Build an intimacy routine

Intimacy is often associated with sex, but Campbell points out that it can be so much more than that. “To keep a loving relationship going without sex, it’s important to build an intimacy routine, for example hugging and kissing before you go out. Sometimes applying a sex ban can be helpful to take the pressure off completely and see what happens when you try holding hands or just cuddling on the sofa.”

She adds that if partners still care about each other, spending quality time together is likely to improve the relationship, and those feelings of sexual chemistry could return – even after years without it.

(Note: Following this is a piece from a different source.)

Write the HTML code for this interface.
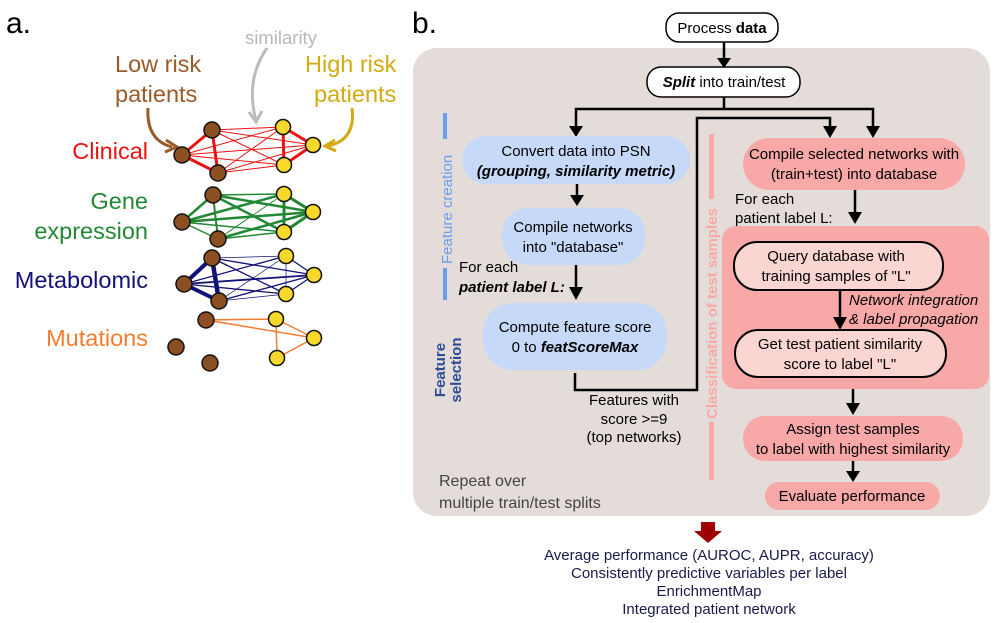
<!DOCTYPE html>
<html><head><meta charset="utf-8"><style>
html,body{margin:0;padding:0;background:#fff;}
svg{display:block;font-family:"Liberation Sans",Arial,sans-serif;}
</style></head><body>
<svg width="1000" height="623" viewBox="0 0 1000 623" xmlns="http://www.w3.org/2000/svg">
<!-- Panel a -->
<text x="6" y="33" font-size="30" fill="#000">a.</text>
<text x="115" y="72" font-size="23.5" fill="#9a5a2a">Low risk</text>
<text x="115" y="102" font-size="23.5" fill="#9a5a2a">patients</text>
<text x="245" y="44" font-size="18.5" fill="#b8b8b8">similarity</text>
<text x="305" y="72" font-size="23.5" fill="#d4aa10">High risk</text>
<text x="314" y="102" font-size="23.5" fill="#d4aa10">patients</text>
<path d="M148,108 Q146,140 172,147" fill="none" stroke="#9a5a2a" stroke-width="3"/>
<path d="M166,140 L177,147 L165,152" fill="none" stroke="#9a5a2a" stroke-width="3"/>
<path d="M267,48 Q245,80 256,120" fill="none" stroke="#bbb" stroke-width="3"/>
<path d="M249,112 L256,122 L262,111" fill="none" stroke="#bbb" stroke-width="3"/>
<path d="M352,108 Q356,140 328,146" fill="none" stroke="#d4aa10" stroke-width="3"/>
<path d="M335,140 L325,146 L336,151" fill="none" stroke="#d4aa10" stroke-width="3"/>
<text x="148" y="159" font-size="23.5" fill="#ee1111" text-anchor="end">Clinical</text>
<text x="148" y="209" font-size="23.5" fill="#228833" text-anchor="end">Gene</text>
<text x="148" y="239" font-size="23.5" fill="#228833" text-anchor="end">expression</text>
<text x="148" y="288" font-size="23.5" fill="#111177" text-anchor="end">Metabolomic</text>
<text x="148" y="346" font-size="23.5" fill="#f47c30" text-anchor="end">Mutations</text>
<g stroke="#ee1111" stroke-width="1">
<line x1="212" y1="130" x2="283" y2="127"/><line x1="212" y1="130" x2="313" y2="145"/><line x1="212" y1="130" x2="284" y2="165"/>
<line x1="182" y1="155" x2="283" y2="127"/><line x1="182" y1="155" x2="313" y2="145"/><line x1="182" y1="155" x2="284" y2="165"/>
<line x1="218" y1="173" x2="283" y2="127"/><line x1="218" y1="173" x2="313" y2="145"/><line x1="218" y1="173" x2="284" y2="165"/>
<line x1="212" y1="130" x2="182" y2="155" stroke-width="3"/><line x1="212" y1="130" x2="218" y2="173" stroke-width="3"/><line x1="182" y1="155" x2="218" y2="173" stroke-width="3"/>
<line x1="283" y1="127" x2="313" y2="145" stroke-width="3"/><line x1="283" y1="127" x2="284" y2="165" stroke-width="3"/><line x1="313" y1="145" x2="284" y2="165" stroke-width="3"/>
</g>
<g stroke="#228833" stroke-width="1.5">
<line x1="213" y1="195" x2="284" y2="194"/><line x1="213" y1="195" x2="313" y2="212" stroke-width="2.5"/><line x1="213" y1="195" x2="284" y2="232" stroke-width="2.5"/>
<line x1="182" y1="222" x2="284" y2="194" stroke-width="2.5"/><line x1="182" y1="222" x2="313" y2="212" stroke-width="2.5"/><line x1="182" y1="222" x2="284" y2="232"/>
<line x1="218" y1="239" x2="284" y2="194" stroke-width="1"/><line x1="218" y1="239" x2="313" y2="212" stroke-width="2.5"/><line x1="218" y1="239" x2="284" y2="232"/>
<line x1="213" y1="195" x2="182" y2="222" stroke-width="2.5"/><line x1="213" y1="195" x2="218" y2="239" stroke-width="2"/><line x1="182" y1="222" x2="218" y2="239"/>
<line x1="284" y1="194" x2="313" y2="212" stroke-width="3"/><line x1="284" y1="194" x2="284" y2="232" stroke-width="3"/><line x1="313" y1="212" x2="284" y2="232" stroke-width="3"/>
</g>
<g stroke="#111177" stroke-width="1.3">
<line x1="212" y1="258" x2="286" y2="256" stroke-width="0.8"/><line x1="212" y1="258" x2="314" y2="275"/><line x1="212" y1="258" x2="286" y2="294"/>
<line x1="184" y1="284" x2="286" y2="256"/><line x1="184" y1="284" x2="314" y2="275" stroke-width="1.8"/><line x1="184" y1="284" x2="286" y2="294"/>
<line x1="219" y1="301" x2="286" y2="256" stroke-width="0.7"/><line x1="219" y1="301" x2="314" y2="275"/><line x1="219" y1="301" x2="286" y2="294" stroke-width="0.7"/>
<line x1="212" y1="258" x2="184" y2="284" stroke-width="4"/><line x1="212" y1="258" x2="219" y2="301" stroke-width="4.5"/><line x1="184" y1="284" x2="219" y2="301" stroke-width="4"/>
<line x1="286" y1="256" x2="314" y2="275"/><line x1="286" y1="256" x2="286" y2="294" stroke-width="0.7"/><line x1="314" y1="275" x2="286" y2="294"/>
</g>
<g stroke="#f47c30" stroke-width="1.5">
<line x1="206" y1="320" x2="276" y2="319"/><line x1="206" y1="320" x2="314" y2="338"/>
<line x1="276" y1="319" x2="314" y2="338"/><line x1="276" y1="319" x2="277" y2="358"/><line x1="314" y1="338" x2="277" y2="358"/>
</g>
<g stroke="#111" stroke-width="1.5" fill="#8b4f22">
<circle cx="212" cy="130" r="8"/><circle cx="182" cy="155" r="8"/><circle cx="218" cy="173" r="8"/>
<circle cx="213" cy="195" r="8"/><circle cx="182" cy="222" r="8"/><circle cx="218" cy="239" r="8"/>
<circle cx="212" cy="258" r="8"/><circle cx="184" cy="284" r="8"/><circle cx="219" cy="301" r="8"/>
<circle cx="206" cy="320" r="8"/><circle cx="176" cy="347" r="8"/><circle cx="210" cy="363" r="8"/>
</g>
<g stroke="#111" stroke-width="1.5" fill="#f8d82a">
<circle cx="283" cy="127" r="7.5"/><circle cx="313" cy="145" r="7.5"/><circle cx="284" cy="165" r="7.5"/>
<circle cx="284" cy="194" r="7.5"/><circle cx="313" cy="212" r="7.5"/><circle cx="284" cy="232" r="7.5"/>
<circle cx="286" cy="256" r="7.5"/><circle cx="314" cy="275" r="7.5"/><circle cx="286" cy="294" r="7.5"/>
<circle cx="276" cy="319" r="7.5"/><circle cx="314" cy="338" r="7.5"/><circle cx="277" cy="358" r="7.5"/>
</g>

<!-- Panel b -->
<text x="412" y="33" font-size="30" fill="#000">b.</text>
<rect x="413" y="48" width="577" height="468" rx="24" fill="#e3dcd9"/>
<rect x="722" y="226" width="267" height="163" rx="14" fill="#f8a9a7"/>

<rect x="666" y="13" width="112" height="29" rx="13" fill="#fff" stroke="#000" stroke-width="1.5"/>
<text x="722" y="33" font-size="15" text-anchor="middle">Process <tspan font-weight="bold">data</tspan></text>
<rect x="647" y="67" width="153" height="30" rx="14" fill="#fff" stroke="#000" stroke-width="1.5"/>
<text x="724" y="87" font-size="15" text-anchor="middle"><tspan font-weight="bold" font-style="italic">Split</tspan> into train/test</text>

<g stroke="#000" stroke-width="2.5" fill="none">
<line x1="724" y1="42" x2="724" y2="60"/>
<line x1="724" y1="97" x2="724" y2="109"/>
<polyline points="576,128 576,109 873,109 873,128"/>
<polyline points="575,373 575,390 697,390 697,118 830,118 830,128"/>
<line x1="577" y1="184" x2="577" y2="196"/>
<line x1="576" y1="265" x2="576" y2="288"/>
<line x1="855" y1="190" x2="855" y2="214"/>
<line x1="840" y1="290" x2="840" y2="318"/>
<line x1="853" y1="389" x2="853" y2="405"/>
<line x1="853" y1="461" x2="853" y2="472"/>
</g>
<g fill="#000">
<path d="M717,58 L731,58 L724,68 Z"/>
<path d="M569,126 L583,126 L576,137 Z"/>
<path d="M866,126 L880,126 L873,138 Z"/>
<path d="M823,126 L837,126 L830,138 Z"/>
<path d="M570,195 L584,195 L577,206 Z"/>
<path d="M569,287 L583,287 L576,300 Z"/>
<path d="M848,212 L862,212 L855,224 Z"/>
<path d="M833,317 L847,317 L840,330 Z"/>
<path d="M846,403 L860,403 L853,415 Z"/>
<path d="M846,471 L860,471 L853,482 Z"/>
</g>

<rect x="462" y="136" width="228" height="48" rx="24" fill="#c6d9f8"/>
<text x="576" y="156" font-size="15" text-anchor="middle">Convert data into PSN</text>
<text x="576" y="176" font-size="15" text-anchor="middle" font-weight="bold" font-style="italic">(grouping, similarity metric)</text>
<rect x="502" y="208" width="143" height="57" rx="26" fill="#c6d9f8"/>
<text x="573" y="232" font-size="15" text-anchor="middle">Compile networks</text>
<text x="573" y="252" font-size="15" text-anchor="middle">into "database"</text>
<text x="459" y="272" font-size="15">For each</text>
<text x="459" y="292" font-size="15" font-weight="bold" font-style="italic">patient label L:</text>
<rect x="483" y="303" width="184" height="67" rx="30" fill="#c6d9f8"/>
<text x="575" y="332" font-size="15" text-anchor="middle">Compute feature score</text>
<text x="575" y="352" font-size="15" text-anchor="middle">0 to <tspan font-weight="bold" font-style="italic">featScoreMax</tspan></text>
<text x="634" y="405" font-size="15" text-anchor="middle">Features with</text>
<text x="634" y="424" font-size="15" text-anchor="middle">score &gt;=9</text>
<text x="634" y="442" font-size="15" text-anchor="middle">(top networks)</text>
<text x="439" y="486" font-size="16" fill="#444">Repeat over</text>
<text x="439" y="508" font-size="16" fill="#444">multiple train/test splits</text>

<rect x="443" y="113" width="4" height="26" fill="#6a9ef0"/>
<text transform="translate(452,264) rotate(-90)" font-size="15" fill="#6a9ef0">Feature creation</text>
<rect x="443" y="268" width="4" height="32" fill="#6a9ef0"/>
<text transform="translate(445,370) rotate(-90)" font-size="15" fill="#2e4c96" font-weight="bold" text-anchor="middle">Feature</text>
<text transform="translate(461,370) rotate(-90)" font-size="15" fill="#2e4c96" font-weight="bold" text-anchor="middle">selection</text>

<rect x="709" y="134" width="5" height="65" fill="#f8a9a7"/>
<text transform="translate(717,419) rotate(-90)" font-size="15" fill="#f8a9a7" font-weight="bold">Classification of test samples</text>
<rect x="709" y="422" width="5" height="58" fill="#f8a9a7"/>

<rect x="743" y="138" width="222" height="52" rx="26" fill="#f8a9a7"/>
<text x="854" y="159" font-size="15" text-anchor="middle">Compile selected networks with</text>
<text x="854" y="179" font-size="15" text-anchor="middle">(train+test) into database</text>
<text x="735" y="204" font-size="15">For each</text>
<text x="735" y="223" font-size="15">patient label L:</text>
<rect x="734" y="242" width="209" height="48" rx="23" fill="#fbd5d2" stroke="#000" stroke-width="2"/>
<text x="836" y="261" font-size="15" text-anchor="middle">Query database with</text>
<text x="836" y="281" font-size="15" text-anchor="middle">training samples of "L"</text>
<text x="849" y="305" font-size="15" font-style="italic">Network integration</text>
<text x="849" y="324" font-size="15" font-style="italic">&amp; label propagation</text>
<rect x="735" y="330" width="211" height="47" rx="23" fill="#fbd5d2" stroke="#000" stroke-width="2"/>
<text x="840" y="349" font-size="15" text-anchor="middle">Get test patient similarity</text>
<text x="840" y="369" font-size="15" text-anchor="middle">score to label "L"</text>
<rect x="743" y="416" width="220" height="45" rx="22" fill="#f8a9a7"/>
<text x="853" y="434" font-size="15" text-anchor="middle">Assign test samples</text>
<text x="853" y="454" font-size="15" text-anchor="middle">to label with highest similarity</text>
<rect x="765" y="482" width="175" height="28" rx="14" fill="#f8a9a7"/>
<text x="852" y="501" font-size="15" text-anchor="middle">Evaluate performance</text>

<path d="M701,522 L715,522 L715,531 L722,531 L708,543 L694,531 L701,531 Z" fill="#a00000"/>
<g font-size="15" fill="#1a1a4a" text-anchor="middle">
<text x="709" y="560">Average performance (AUROC, AUPR, accuracy)</text>
<text x="709" y="578">Consistently predictive variables per label</text>
<text x="709" y="596">EnrichmentMap</text>
<text x="709" y="614">Integrated patient network</text>
</g>
</svg>
</body></html>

For some couples, practising intimacy exercises can bring them closer together. Clinical psychologist Dr Patapia Tzotzoli says that mindfulness during intimate moments can help to rebuild attraction between couples. “Hugging meditation involves taking a deep breath and visualising your partner 200 years from now. This mental exercise helps people to appreciate that life is precious and enables them to cherish what they have right now.”

Through the simple act of staying in the moment, couples shift their attention back to each other and their relationship. “It can help them to replace the negative feelings with more positive ones and make them more able to interact with each other with kindness and patience.”

Try something new

One of the reasons that attraction between couples can dwindle is the lack of variety. The mundanity of day-to-day life, coupled with the stress of working can leave little time for excitement. Tzotzoli recommends taking up a new hobby or trying something different. “By focusing on personal growth, you’re nurturing your own sense of fulfilment. It can enrich each partner’s individuality, which will contribute positively to the relationship.”

Over time, that renewed sense of self can lead to increased attraction and appreciation for each other. She also suggests trying new activities as a couple, such as dance classes, cooking classes or anything else that pushes you out of your routine.